Material provided:
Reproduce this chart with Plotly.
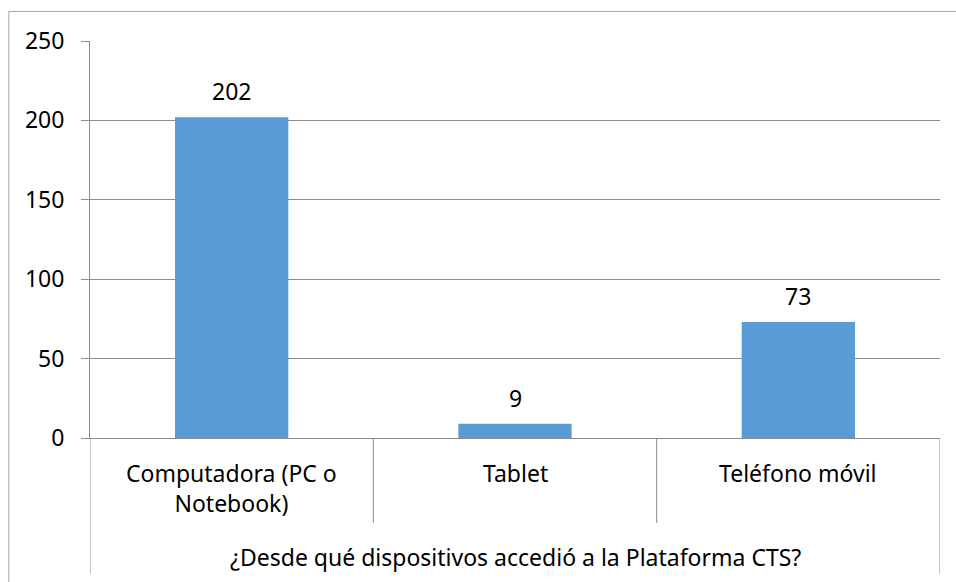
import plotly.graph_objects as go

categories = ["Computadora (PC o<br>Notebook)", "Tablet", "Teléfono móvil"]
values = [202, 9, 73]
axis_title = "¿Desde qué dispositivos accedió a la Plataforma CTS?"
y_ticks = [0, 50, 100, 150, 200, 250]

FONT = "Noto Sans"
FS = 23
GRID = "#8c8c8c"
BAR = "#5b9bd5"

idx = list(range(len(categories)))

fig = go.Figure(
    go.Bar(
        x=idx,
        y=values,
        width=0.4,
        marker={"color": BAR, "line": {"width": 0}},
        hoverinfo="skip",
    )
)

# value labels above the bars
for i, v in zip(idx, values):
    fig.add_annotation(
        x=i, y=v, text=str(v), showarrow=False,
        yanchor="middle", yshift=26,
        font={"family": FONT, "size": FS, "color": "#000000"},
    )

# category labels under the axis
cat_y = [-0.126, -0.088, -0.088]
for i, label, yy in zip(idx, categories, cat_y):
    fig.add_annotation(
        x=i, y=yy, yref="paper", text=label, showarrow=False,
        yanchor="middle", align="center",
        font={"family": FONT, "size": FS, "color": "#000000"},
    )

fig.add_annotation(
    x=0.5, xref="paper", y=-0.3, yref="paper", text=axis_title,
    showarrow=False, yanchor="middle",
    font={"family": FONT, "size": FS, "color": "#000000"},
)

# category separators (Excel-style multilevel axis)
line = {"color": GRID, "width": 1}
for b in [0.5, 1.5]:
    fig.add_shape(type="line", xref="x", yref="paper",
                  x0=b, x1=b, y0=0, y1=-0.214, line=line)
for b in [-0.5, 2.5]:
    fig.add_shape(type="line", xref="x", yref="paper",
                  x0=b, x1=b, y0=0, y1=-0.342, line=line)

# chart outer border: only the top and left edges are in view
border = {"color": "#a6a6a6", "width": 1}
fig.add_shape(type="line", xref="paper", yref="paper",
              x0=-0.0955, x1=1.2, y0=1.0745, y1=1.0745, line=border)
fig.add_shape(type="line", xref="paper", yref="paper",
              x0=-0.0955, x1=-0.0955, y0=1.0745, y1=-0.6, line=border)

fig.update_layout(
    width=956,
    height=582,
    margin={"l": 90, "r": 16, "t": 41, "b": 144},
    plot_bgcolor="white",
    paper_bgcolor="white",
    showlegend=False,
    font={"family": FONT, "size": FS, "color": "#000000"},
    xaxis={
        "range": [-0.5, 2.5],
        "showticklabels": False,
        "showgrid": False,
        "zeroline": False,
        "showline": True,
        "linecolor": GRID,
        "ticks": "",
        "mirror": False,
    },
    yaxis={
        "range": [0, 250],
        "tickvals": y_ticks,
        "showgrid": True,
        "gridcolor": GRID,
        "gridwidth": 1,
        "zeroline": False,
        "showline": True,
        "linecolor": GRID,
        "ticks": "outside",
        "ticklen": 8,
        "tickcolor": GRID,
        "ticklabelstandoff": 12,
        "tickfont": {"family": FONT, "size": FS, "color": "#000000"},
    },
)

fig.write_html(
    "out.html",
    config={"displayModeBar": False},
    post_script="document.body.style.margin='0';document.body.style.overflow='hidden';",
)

To be done:
Transcribe the full listing character for character. Pictures are excluded.

Result below:
Reproduce this chart with Plotly.
import plotly.graph_objects as go

categories = ["Computadora (PC o<br>Notebook)", "Tablet", "Teléfono móvil"]
values = [202, 9, 73]
axis_title = "¿Desde qué dispositivos accedió a la Plataforma CTS?"
y_ticks = [0, 50, 100, 150, 200, 250]

FONT = "Noto Sans"
FS = 23
GRID = "#8c8c8c"
BAR = "#5b9bd5"

idx = list(range(len(categories)))

fig = go.Figure(
    go.Bar(
        x=idx,
        y=values,
        width=0.4,
        marker={"color": BAR, "line": {"width": 0}},
        hoverinfo="skip",
    )
)

# value labels above the bars
for i, v in zip(idx, values):
    fig.add_annotation(
        x=i, y=v, text=str(v), showarrow=False,
        yanchor="middle", yshift=26,
        font={"family": FONT, "size": FS, "color": "#000000"},
    )

# category labels under the axis
cat_y = [-0.126, -0.088, -0.088]
for i, label, yy in zip(idx, categories, cat_y):
    fig.add_annotation(
        x=i, y=yy, yref="paper", text=label, showarrow=False,
        yanchor="middle", align="center",
        font={"family": FONT, "size": FS, "color": "#000000"},
    )

fig.add_annotation(
    x=0.5, xref="paper", y=-0.3, yref="paper", text=axis_title,
    showarrow=False, yanchor="middle",
    font={"family": FONT, "size": FS, "color": "#000000"},
)

# category separators (Excel-style multilevel axis)
line = {"color": GRID, "width": 1}
for b in [0.5, 1.5]:
    fig.add_shape(type="line", xref="x", yref="paper",
                  x0=b, x1=b, y0=0, y1=-0.214, line=line)
for b in [-0.5, 2.5]:
    fig.add_shape(type="line", xref="x", yref="paper",
                  x0=b, x1=b, y0=0, y1=-0.342, line=line)

# chart outer border: only the top and left edges are in view
border = {"color": "#a6a6a6", "width": 1}
fig.add_shape(type="line", xref="paper", yref="paper",
              x0=-0.0955, x1=1.2, y0=1.0745, y1=1.0745, line=border)
fig.add_shape(type="line", xref="paper", yref="paper",
              x0=-0.0955, x1=-0.0955, y0=1.0745, y1=-0.6, line=border)

fig.update_layout(
    width=956,
    height=582,
    margin={"l": 90, "r": 16, "t": 41, "b": 144},
    plot_bgcolor="white",
    paper_bgcolor="white",
    showlegend=False,
    font={"family": FONT, "size": FS, "color": "#000000"},
    xaxis={
        "range": [-0.5, 2.5],
        "showticklabels": False,
        "showgrid": False,
        "zeroline": False,
        "showline": True,
        "linecolor": GRID,
        "ticks": "",
        "mirror": False,
    },
    yaxis={
        "range": [0, 250],
        "tickvals": y_ticks,
        "showgrid": True,
        "gridcolor": GRID,
        "gridwidth": 1,
        "zeroline": False,
        "showline": True,
        "linecolor": GRID,
        "ticks": "outside",
        "ticklen": 8,
        "tickcolor": GRID,
        "ticklabelstandoff": 12,
        "tickfont": {"family": FONT, "size": FS, "color": "#000000"},
    },
)

fig.write_html(
    "out.html",
    config={"displayModeBar": False},
    post_script="document.body.style.margin='0';document.body.style.overflow='hidden';",
)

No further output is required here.